Add the seared chicken drumsticks to the pan and mix well so they’re coated in the masala.
Pour in the coconut milk and a few more curry leaves. Mix, cover, and cook on medium heat for 10-12 minutes, until the chicken is cooked through and tender.
If the gravy feels too thin, remove the lid and cook for a few more minutes until it thickens to your liking.
Garnish with chopped coriander leaves and serve hot with rice or roti.
Shallow cuts on the chicken help the masala soak in better while cooking.
Add more green chillies or chilli powder for extra spice — or reduce it for a milder version.
Fresh curry leaves give the best flavor. If using dried ones, use a bit more.
Can I use boneless chicken instead of chicken legs?
Yes, you can use boneless chicken, but the cooking time may be slightly reduced. Chicken legs add more flavor and moisture to the dish.
Can I substitute coconut milk with something else?
Coconut milk is essential for the creamy texture and flavor. However, you can use heavy cream or cashew paste as a substitute, though the taste will differ.
How spicy is this dish?
The dish has a medium spice level.

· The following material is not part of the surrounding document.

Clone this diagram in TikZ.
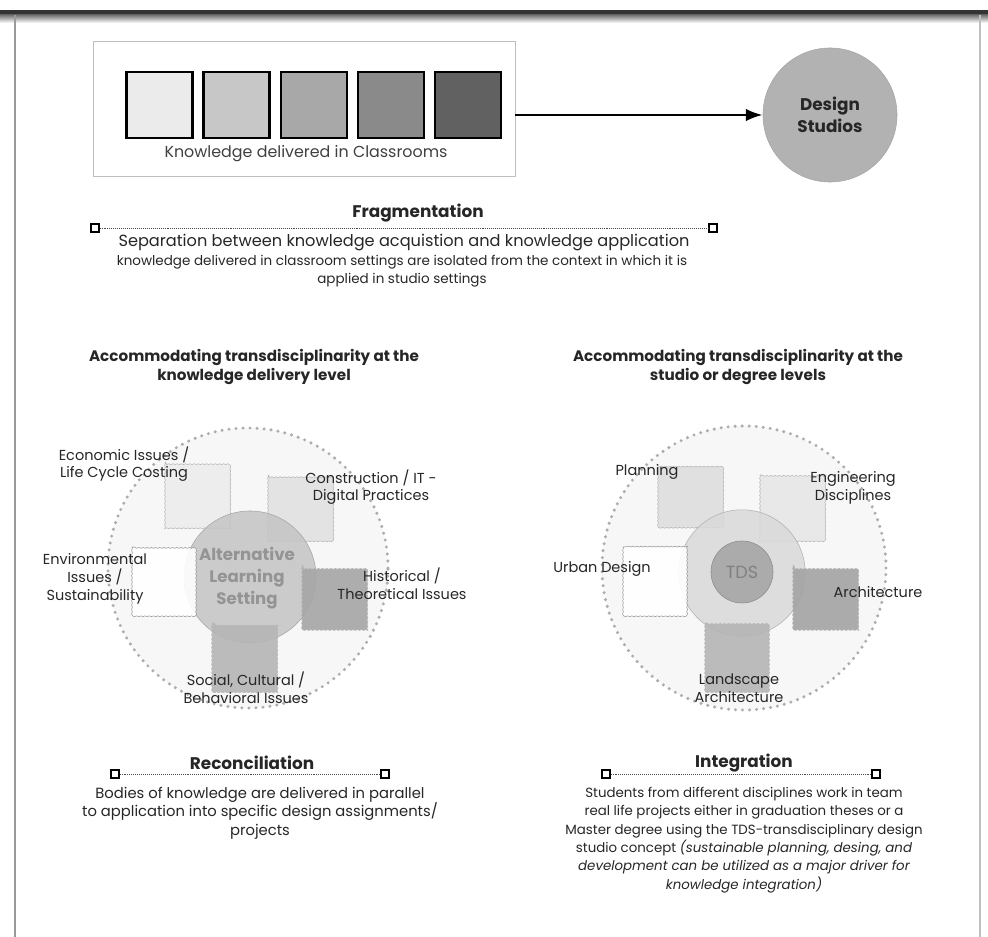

You can adjust the green chillies and chilli powder to make it milder or spicier.
Can I prepare the spice masala in advance?
Yes, you can roast and grind the spice masala ahead of time and store it in an airtight container for up to a week.
What can I serve this curry with?
This curry pairs well with steamed rice, roti, naan, or even dosa for a complete meal.